The Book of Human Emotions: From Ambiguphobia to Umpty - 154 Words from Around the World for How We Feel - Tiffany Watt Smith 2016
Compassion is never included in lists of “universal emotions,” but according to the philosopher Martha Nussbaum, it could be. Most people are capable of sensing that another person is suffering. The urge to alleviate that pain can be felt as a gut response—even if over the years we have become jaded by betrayals or exhausted by other people’s demands. We may see a homeless person asking for spare change, but feel unsure whether giving money is the right way to help. A friend who cries harder each time you attempt to comfort and console makes you wonder Am I making it worse? A desire to help surges up, but then hesitations come in the backwash. Could you do more to help? Are you going to offend or pressurize? Might you be taken advantage of? No wonder we sometimes avoid engaging, when it can feel so confusing.

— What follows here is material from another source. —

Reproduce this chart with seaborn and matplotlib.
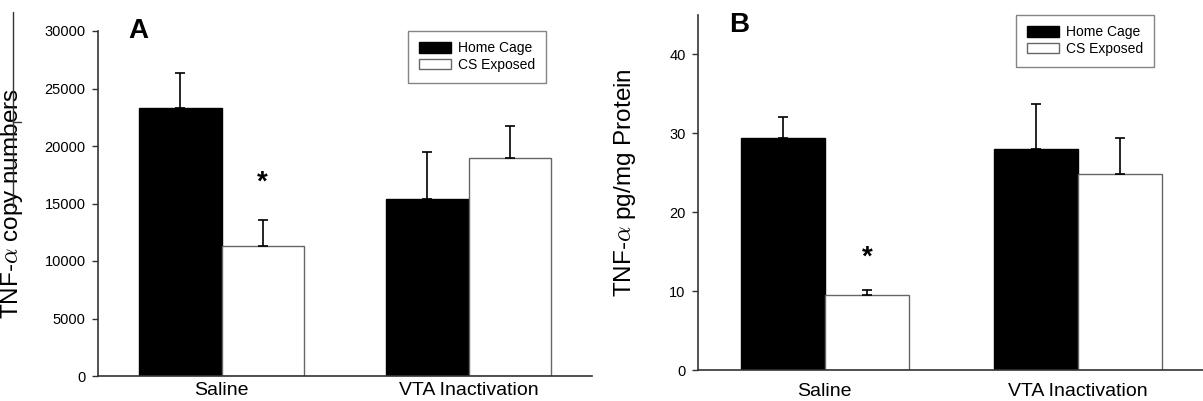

For Tibetan Buddhists, the wish to free a person from suffering is ideally experienced in equanimity, with a quiet CONFIDENCE. For many of us, however, compassion is considerably more anxious territory.
The idea that compassion might be a risky, even dangerous, emotion is well established in the Western Christian tradition. An early account was written in the sixth century by Pope Gregory the Great. “When we want to stop an afflicted person from grieving,” he wrote, we must “bend from our inflexible standing posture” and experience their wretchedness with them. He compared compassion—from the Latin com (with) patior (to suffer or endure)—and the desire to console that follows it, to the process of fusing two pieces of iron. As the ironmonger heats the metal pieces till they join, so the human mind “softens” in a process he called condescensio passionis, or the “condescension of emotion.” True compassion, then, required a person to discover very vulnerable parts of themselves: not an easy experience to tolerate.
The risk was that you might become too malleable. Gregory recalled the biblical story of Job. Hearing of Job’s calamities—the death of his sons, the failure of his crops, the loss of his land, his terrible illness—his friends travel from afar to comfort him. They tear their clothes, throw dust on their heads and sit with him on the ground for seven days and nights until he is ready to speak. Honorable intentions, according to Gregory. But the friends go too far. By the end of the seven days, their minds have been blackened in grief, their faith shaken, even though Job’s has not. For Gregory, then, true compassion was a high-wire act. Only the wisest can bend themselves to another’s pain without being rendered numb and helpless themselves: the “compassion fatigue” we hear about in the caring professions today.
Compassion may put pressure on our emotional equilibrium, but contemporary research has shown that it’s well worth it—it’s not only other people who will benefit from your compassionate acts, you’ll experience improved feelings of well-being and contentment too (see: WARM GLOW). Researchers at the Center for Compassion and Altruism at Stanford University have suggested taking a leaf out of Buddhist practice and regularly practicing compassion meditation. This involves sitting in silence for a short while, focusing your attention on feeling compassion for yourself first, and then, in opening out concentric circles, for loved ones, for friends, for strangers, and even for people you dislike or who have hurt you. For those who enjoy more practical solutions, they advise developing habits to make compassionate acts easier to accomplish. Carry loose change in your pocket for the specific purpose of buying food for someone living on the streets, or a treat for someone having a bad day. Make small pockets of time to visit an elderly neighbor. Commit an hour a week to a charity.
And faced with the distraught friend who has lost a baby, or a student whose father is dying? According to Mandy Reichwald, a former nurse who for most of her working life has helped care for terminally ill patients and their families, true compassion is about supporting and sustaining people so they can find their own strength. She cautions against the instinct to rush in, to throw your arms around a person to comfort them, as this takes away someone’s ability to gather themselves for the situation ahead. Listen. Be interested. Be still. Guard against your own eyes welling up. “It’s not about you, it’s about them.” If you do feel overcome, be honest. She suggests that saying “I feel really shocked by what you’ve just said, I need to take a minute” or “That’s so sad” can have a surprising effect. It’s when we feel most overcome that we might retreat to the safety of PITY, tilting our heads and keeping those in pain at a distance. Honesty counters that. Even ringing someone up and admitting, “I just don’t know what to say, but I wanted to see how things are,” is better than avoiding them altogether.
It’s not selfish to take care of our own interest first; in fact, this is the measure of true and mature compassion. Because if you become overwhelmed by other people’s problems, you won’t—or won’t be able to—help. For Reichwald, it’s those emergency instructions on an airplane that ring in her ears like an alarm when she’s feeling a little frayed: “You must put on your own oxygen mask before helping other people with theirs.”